Yes I do, and I often get the two of them mixed up. They are "cut from the same cloth" and colleagues of sorts.

I am reading Redirect now. I am "on the fence" concerning it at this point. He is trying to apply science, which I am not sure is his forte. This is the first book I have read of his where he did more than try to understand using science, which appeals to me more, I guess, than him trying to fix something.

 
At 16 August 2015 at 18:27 , Anonymous Anonymous said...

Regarding "I" - there was a good article in the UK Guardian newspaper a while back:

http://www.theguardian.com/science/2015/jan/21/-sp-why-cant-worlds-greatest-minds-solve-mystery-consciousness

 
At 17 August 2015 at 16:48 , Anonymous Nelson said...

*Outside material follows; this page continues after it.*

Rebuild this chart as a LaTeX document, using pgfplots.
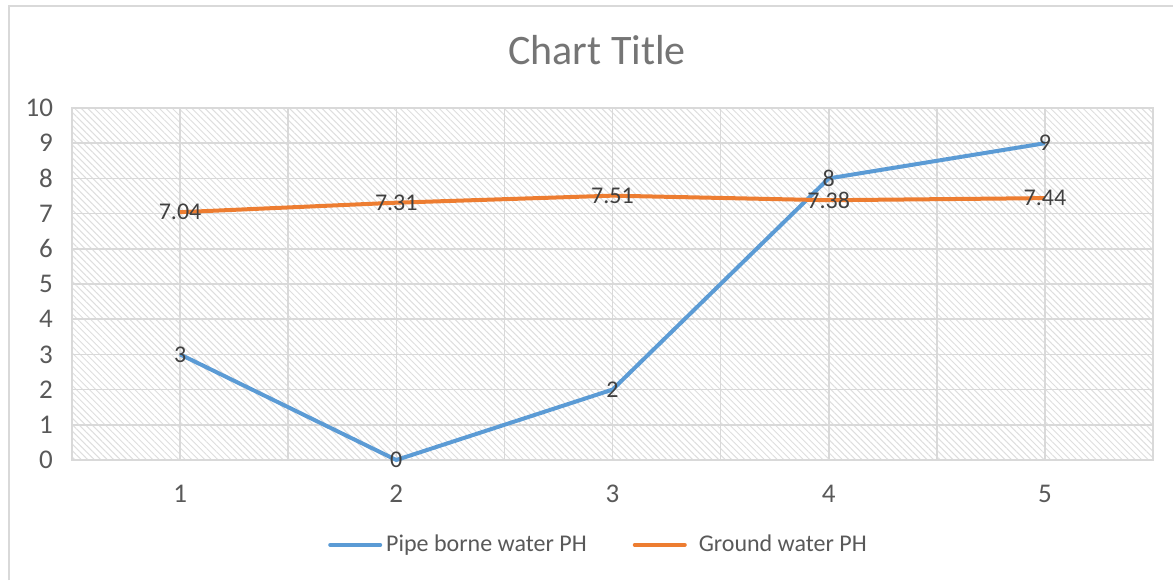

Thanks for pointing this out, Sackerson. By coincidence I've been reading Sam Harris's Waking Up which has a long chapter on "The Mystery of Consciousness" & acknowledges the work of David Chalmers.

But the the best thing I found in the article was a single word panpsychism, which makes me realize that I've been a panpsychist for a while without knowing it, just as M. Jourdain, the Bourgeois Gentilhomme, suddenly discovers he's been speaking prose all along and never knew it.

I stumbled on it in this post
http://perpetual-lab.blogspot.co.uk/2012/06/everything-desires.html; but not being a neurologist (like Harris) or a philosopher, like Thomas Nagel for instance, whose work I greatly admire, I've never bothered to see it as a "hard problem", preferring the experiential approach, and to gaze in wonder at the mysteries.

On the other hand it is a joy to compare notes with others aware of those mysteries, & grasp what I can of their progress in "problem-solving". I mean, when you're content to just watch, and marvel, problems are not problems.

 
At 17 August 2015 at 16:55 , Anonymous Nelson said...

John, I'll be glad to hear of your further thoughts on Redirect. I'm still waiting for another reader to return the library copy I've ordered. And I'm interested in the difference you hint at between applying science and trying to fix something.